Capitalism today is delivering returns for shareholders, but not in a sustainable way if the other stakeholders – employees, customers and the wider world – aren’t sharing in the benefits or, worse, if they’re paying a cost to deliver those returns.
My colleague Edward Smith provides a parable from the Prussian forests of the 18th century, which is surprisingly relevant to investors and all of society today, especially if you’re entrusted with an endowment that stretches beyond your lifetime. It calls us to consider how we as investors can judge success more holistically and illustrates why we should all care about responsible capitalism.
A sylvan scene
It’s the middle of the 18th century and you are standing in a forest in what we now call Germany. There are elm and beech and alder and spruce and a cornucopia of mosses, lichens, shrubs, flowers and ferns. A mixed choir of birds fills the canopy with tumbling descants, while rabbits, frogs, slowworms and innumerable invertebrates dance below. Two children gather mushrooms from the thick forest floor while their mother collects kindling for the bread oven; their two domestic pigs forage for roots. The scene is blissfully sylvan, like something from the paintbrush of Caspar David Friedrich. To the Prussian state that owned it, the forest was, at the same time, a flourishing, profitable source of wood.

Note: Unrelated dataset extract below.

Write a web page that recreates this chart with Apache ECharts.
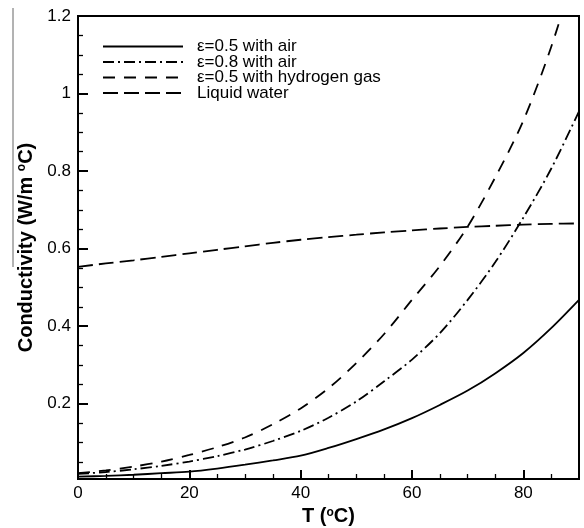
<!DOCTYPE html>
<html>
<head>
<meta charset="utf-8">
<script src="https://cdn.jsdelivr.net/npm/echarts@6/dist/echarts.min.js"></script>
<style>
html,body{margin:0;padding:0;background:#fff;}
#chart{width:584px;height:528px;}
</style>
</head>
<body>
<div id="chart"></div>
<script>
// ---- data ----
const temps = [0,5,10,15,20,25,30,35,40,45,50,55,60,65,70,75,80,85,90];
const eps05Air = [0.012,0.014,0.017,0.021,0.025,0.033,0.043,0.054,0.066,0.086,0.109,0.134,0.163,0.197,0.234,0.279,0.331,0.395,0.468];
const eps08Air = [0.019,0.024,0.031,0.040,0.051,0.065,0.082,0.104,0.130,0.164,0.206,0.258,0.314,0.382,0.468,0.566,0.680,0.806,0.954];
const eps05H2  = [0.021,0.028,0.038,0.051,0.068,0.088,0.113,0.147,0.188,0.240,0.305,0.380,0.468,0.555,0.657,0.785,0.930,1.120,1.350];
const water    = [0.553,0.562,0.570,0.579,0.588,0.597,0.606,0.615,0.623,0.630,0.636,0.642,0.647,0.652,0.656,0.659,0.662,0.664,0.665];
const seriesNames = ['ε=0.5 with air','ε=0.8 with air','ε=0.5 with hydrogen gas','Liquid water'];
const xMajorTicks = [0,20,40,60,80];
const xMinorTicks = [5,10,15,25,30,35,45,50,55,65,70,75,85];
const yMajorTicks = [0.2,0.4,0.6,0.8,1.0,1.2];
const yMinorTicks = [0.05,0.1,0.15,0.25,0.3,0.35,0.45,0.5,0.55,0.65,0.7,0.75,0.85,0.9,0.95,1.05,1.1,1.15];

const FONT = '"Liberation Sans", Arial, sans-serif';
function pairs(vals){ return temps.map((t,i)=>[t, vals[i]]); }

const chart = echarts.init(document.getElementById('chart'), null, {renderer:'canvas'});
const lineTypes = ['solid', [11,4,2,4], [12,9], [15,6]];
const valueSets = [eps05Air, eps08Air, eps05H2, water];

const option = {
  animation: false,
  backgroundColor: '#fff',
  grid: {left:78, right:5, top:16, bottom:49, show:true, borderColor:'#000', borderWidth:2,
         containLabel:false, outerBoundsMode:'none'},
  legend: {
    orient:'vertical', left:102, top:38, itemWidth:80, itemHeight:12, itemGap:-1.5, padding:0,
    data: seriesNames,
    itemStyle:{opacity:0},
    textStyle:{fontSize:17, color:'#000', fontFamily:FONT, lineHeight:15.5, padding:[0,0,0,9]}
  },
  xAxis: [{
    type:'value', min:0, max:90, position:'bottom',
    name:'T ({sup|o}C)', nameLocation:'middle', nameGap:27,
    nameTextStyle:{fontSize:20, fontWeight:'bold', color:'#000', fontFamily:FONT,
      rich:{sup:{fontSize:12, fontWeight:'bold', color:'#000', fontFamily:FONT, verticalAlign:'top', padding:[0,0,6,0]}}},
    axisLine:{show:true, lineStyle:{color:'#000', width:2}},
    axisTick:{show:true, inside:true, length:9, customValues:xMajorTicks, lineStyle:{color:'#000', width:2}},
    axisLabel:{customValues:xMajorTicks, fontSize:17, color:'#000', fontFamily:FONT, margin:6},
    splitLine:{show:false}
  },{
    type:'value', min:0, max:90, position:'bottom',
    axisLine:{show:false},
    axisTick:{show:true, inside:true, length:5, customValues:xMinorTicks, lineStyle:{color:'#000', width:1.3}},
    axisLabel:{show:false}, splitLine:{show:false}
  }],
  yAxis: [{
    type:'value', min:0.006, max:1.2, position:'left',
    name:'Conductivity (W/m {sup|o}C)', nameLocation:'middle', nameGap:42,
    nameTextStyle:{fontSize:20, fontWeight:'bold', color:'#000', fontFamily:FONT,
      rich:{sup:{fontSize:12, fontWeight:'bold', color:'#000', fontFamily:FONT, verticalAlign:'top', padding:[0,0,6,0]}}},
    axisLine:{show:true, lineStyle:{color:'#000', width:2}},
    axisTick:{show:true, inside:true, length:10, customValues:yMajorTicks, lineStyle:{color:'#000', width:2}},
    axisLabel:{customValues:yMajorTicks, fontSize:17, color:'#000', fontFamily:FONT, margin:7,
      formatter:function(v){ return String(Math.round(v*10)/10); }},
    splitLine:{show:false}
  },{
    type:'value', min:0.006, max:1.2, position:'left',
    axisLine:{show:false},
    axisTick:{show:true, inside:true, length:5, customValues:yMinorTicks, lineStyle:{color:'#000', width:1.3}},
    axisLabel:{show:false}, splitLine:{show:false}
  }],
  series: seriesNames.map((name,i)=>({
    name:name, type:'line', xAxisIndex:0, yAxisIndex:0,
    data: pairs(valueSets[i]), smooth:0.3, symbol:'none', symbolSize:0, clip:true,
    lineStyle:{color:'#000', width:1.8, type:lineTypes[i]},
    itemStyle:{color:'#000'}
  })),
  graphic: [{
    type:'line', shape:{x1:13, y1:8, x2:13, y2:267}, style:{stroke:'#666', lineWidth:1}, silent:true
  }]
};
chart.setOption(option);
</script>
</body>
</html>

It’s now the end of the 19th century, and you are standing in the same forest. Only you wouldn’t know it. The elm and beech and alder are gone, as have the cornucopia of flora and most of the fauna. It’s eerily silent. There are no mushrooms for children to gather, the forest floor is patchy and the soil is thin and grey. The villagers no longer live symbiotically with the forest: they no longer have a stake in it. Only row after regimented row of Norway spruce stand before you. And many of them look rather sickly.
Forest management. Or mismanagement. The Prussian state and its managers looked through a vastly complex and poorly understood set of relations and processes that constituted the forest and, using a short-sighted fiscal lens, reduced the whole ecosystem to a single number – the annual revenue yield of timber. Everything that seemed unrelated to maximising yield from year to year was ignored (the birds or the fungi) and everything that was thought to impede production efficiency (domestic pasturage or the fertile underbrush) was eliminated.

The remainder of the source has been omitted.